Winning is the objective of sports — at least, the most visible objective. There are other intangible aims, such as learning life skills and developing vital habits. But winning in sports is, yes, thrilling. You’re on top of the mountain and on top of the world. Yet for most teams, defeat also occurs often enough.
Marriage is in the same ballpark — a blend of wins and losses, for better or worse … sometimes on top of the mountain, sometimes down in the trenches.
All the wisest marriage gurus I know say commitment is the foundation of marriage, the fuel that moves a couple through the ups and downs, the wins and losses. The romance can come and go, the emotions can ebb and flow, the connection and chemistry can head south … but the commitment to love your spouse is the bedrock. This is comparable, it seems, to the commitment teammates make to each other in the crucible of training, though the marriage commitment goes beyond because it’s a lifetime pledge. Certainly, lifelong devotion is the view of marriage presented by the Christian worldview.
I grew up in the Church, and while I’ve wrestled with what the Christian worldview means in the context of other faiths and philosophies, I see an inescapable conclusion in the midst of my questions and uncertainties: The best philosophy, faith or worldview to embrace is the one that’s true. If Jesus of Nazareth truly is the Son of God and Son of Man — and the risen King of the new creation — He is the absolute difference-maker. And He defines life and marriage.
To utilize another sports metaphor, He is the owner of the franchise.

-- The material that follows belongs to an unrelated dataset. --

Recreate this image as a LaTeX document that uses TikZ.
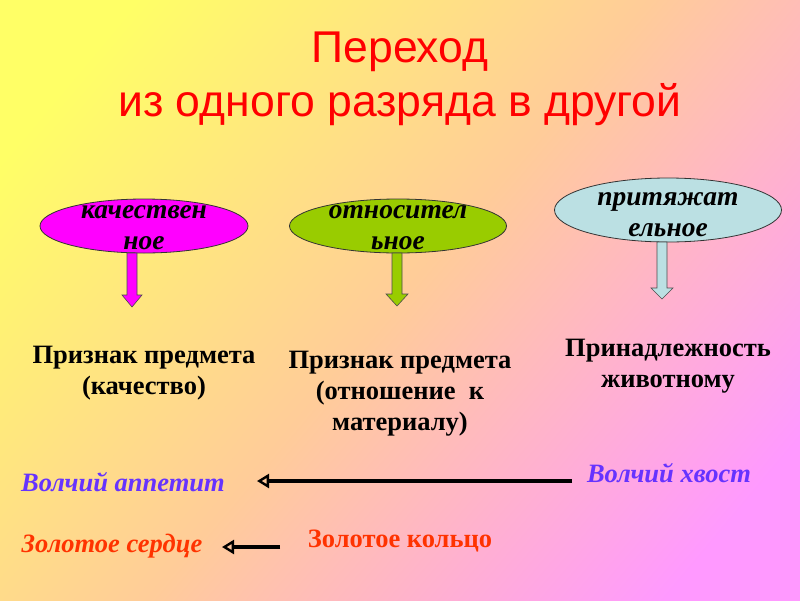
\documentclass[tikz,border=0pt]{standalone}
\usepackage{fontspec}
\setmainfont{Liberation Serif}
\newfontfamily\arialf{Liberation Sans}
\usetikzlibrary{shapes.geometric,arrows.meta,calc}
\definecolor{bgY}{HTML}{FFFF66}
\definecolor{bgP}{HTML}{FFCC99}
\definecolor{bgK}{HTML}{FF99FF}
\definecolor{cMag}{HTML}{FF00FF}
\definecolor{cGrn}{HTML}{99CC00}
\definecolor{cBlu}{HTML}{BBE0E3}
\definecolor{cVio}{HTML}{6633FF}
\definecolor{cOrg}{HTML}{FF3300}
\pgfdeclarehorizontalshading{bgshade}{100bp}{color(0bp)=(bgY); color(22bp)=(bgY); color(50bp)=(bgP); color(78bp)=(bgK); color(100bp)=(bgK)}
\tikzset{
  oval/.style={ellipse, draw=black!80, line width=0.8pt, inner sep=0pt},
  ovaltext/.style={font=\bfseries\itshape\fontsize{27.5}{31}\selectfont, align=center, inner sep=0pt},
  label/.style={font=\bfseries\fontsize{26.5}{31}\selectfont, align=center, inner sep=0pt},
  bottomtext/.style={font=\bfseries\itshape\fontsize{26.5}{30}\selectfont, inner sep=0pt},
  blockarrow/.style={draw=black!70, line width=0.6pt},
  thinarrow/.style={line width=3.4pt, -{Triangle[open, length=12pt, width=14pt, line width=2.4pt]}}
}
\begin{document}
\begin{tikzpicture}[x=1pt, y=-1pt]
\useasboundingbox (0,0) rectangle (800,600);
\shade[shading=bgshade, shading angle=-40] (0,0) rectangle (800,600);

% title
\node[font=\arialf\fontsize{44.5}{54}\selectfont, text=red, align=center, inner sep=0pt] (title) at (400,79) {Переход\\из одного разряда в другой};

% ovals
\node[oval, fill=cMag, minimum width=208pt, minimum height=54pt] (e1) at (144,226) {};
\node[oval, fill=cGrn, minimum width=217pt, minimum height=54pt] (e2) at (398,226) {};
\node[oval, fill=cBlu, minimum width=227pt, minimum height=64pt] (e3) at (668,210) {};

% block arrows
\filldraw[blockarrow, fill=cMag] (127,253) -- (137,253) -- (137,295) -- (142,295) -- (132,307) -- (122,295) -- (127,295) -- cycle;
\filldraw[blockarrow, fill=cGrn] (392,253) -- (402,253) -- (402,294) -- (408,294) -- (397,306) -- (386,294) -- (392,294) -- cycle;
\filldraw[blockarrow, fill=cBlu] (657,242) -- (667,242) -- (667,288) -- (673,288) -- (662,299) -- (651,288) -- (657,288) -- cycle;

\node[ovaltext] (t1) at (e1.center) [yshift=-2pt] {качествен\\ное};
\node[ovaltext] (t2) at (e2.center) [yshift=-2pt] {относител\\ьное};
\node[ovaltext] (t3) at (e3.center) [yshift=-5pt] {притяжат\\ельное};

% labels
\node[label] (l1) at (144,373) {Признак предмета\\(качество)};
\node[label] (l2) at (400,394) {Признак предмета\\(отношение\ \ к\\материалу)};
\node[label] (l3) at (668,366) {Принадлежность\\животному};

% bottom
\node[bottomtext, text=cVio] (wa) at (123,482) {Волчий аппетит};
\node[bottomtext, text=cVio] (wx) at (669,473) {Волчий хвост};
\node[bottomtext, text=cOrg] (zs) at (112,546) {Золотое сердце};
\node[font=\bfseries\fontsize{26.5}{30}\selectfont, inner sep=0pt, text=cOrg] (zk) at (400,541) {Золотое кольцо};

\coordinate (a1s) at (572,481);
\coordinate (a1e) at (257,481);
\coordinate (a2s) at (280,547);
\coordinate (a2e) at (222,547);
\draw[thinarrow] (a1s) -- (a1e);
\draw[thinarrow] (a2s) -- (a2e);
\end{tikzpicture}
\end{document}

He calls the shots … while giving every team member freedom to make decisions for or against His management desires.
His desire for marriage, as expressed in the Gospels, is as clear as the goals on a soccer field: “In the beginning the Creator made people male and female, and God said, ‘For this reason a man will leave his father and mother and unite with his wife, and the two will become one.’ So they are no longer two, but one. No human being must separate, then, what God has joined together” (Matthew 19:4-8 GNB).